**YOUR TASK**
Work out the number of lines with "this" in them. Reply with that number and no other words.
### EXCERPTED DATA ###
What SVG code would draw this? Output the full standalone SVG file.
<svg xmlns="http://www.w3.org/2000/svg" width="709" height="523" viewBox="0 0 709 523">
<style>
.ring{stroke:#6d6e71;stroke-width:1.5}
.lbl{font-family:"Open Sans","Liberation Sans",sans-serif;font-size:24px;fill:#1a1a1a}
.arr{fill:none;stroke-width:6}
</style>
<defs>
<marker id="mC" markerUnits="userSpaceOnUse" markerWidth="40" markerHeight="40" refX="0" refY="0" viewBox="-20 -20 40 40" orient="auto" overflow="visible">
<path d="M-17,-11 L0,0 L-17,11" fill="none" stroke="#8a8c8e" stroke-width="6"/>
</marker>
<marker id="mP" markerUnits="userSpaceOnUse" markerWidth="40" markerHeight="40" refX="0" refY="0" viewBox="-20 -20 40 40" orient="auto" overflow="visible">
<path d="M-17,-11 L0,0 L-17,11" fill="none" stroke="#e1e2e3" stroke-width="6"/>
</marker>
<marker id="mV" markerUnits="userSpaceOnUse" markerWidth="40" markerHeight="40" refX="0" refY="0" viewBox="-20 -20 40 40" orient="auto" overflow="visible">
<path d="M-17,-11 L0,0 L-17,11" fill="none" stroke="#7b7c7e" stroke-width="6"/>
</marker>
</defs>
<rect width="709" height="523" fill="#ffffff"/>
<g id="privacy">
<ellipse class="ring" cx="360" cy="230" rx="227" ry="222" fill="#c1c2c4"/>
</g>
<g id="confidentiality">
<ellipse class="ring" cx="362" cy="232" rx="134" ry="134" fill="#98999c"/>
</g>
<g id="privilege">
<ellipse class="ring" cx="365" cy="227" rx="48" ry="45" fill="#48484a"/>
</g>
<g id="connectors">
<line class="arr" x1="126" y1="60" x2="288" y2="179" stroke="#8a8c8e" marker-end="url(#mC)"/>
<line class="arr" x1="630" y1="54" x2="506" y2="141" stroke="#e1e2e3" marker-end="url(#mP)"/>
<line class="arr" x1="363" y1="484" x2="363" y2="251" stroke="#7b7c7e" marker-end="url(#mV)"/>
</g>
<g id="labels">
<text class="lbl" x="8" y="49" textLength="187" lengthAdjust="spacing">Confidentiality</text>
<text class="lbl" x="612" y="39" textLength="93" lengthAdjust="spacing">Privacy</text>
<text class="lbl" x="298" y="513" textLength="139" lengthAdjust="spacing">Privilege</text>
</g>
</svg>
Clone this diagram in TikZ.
###
**THE OUTPUT**
2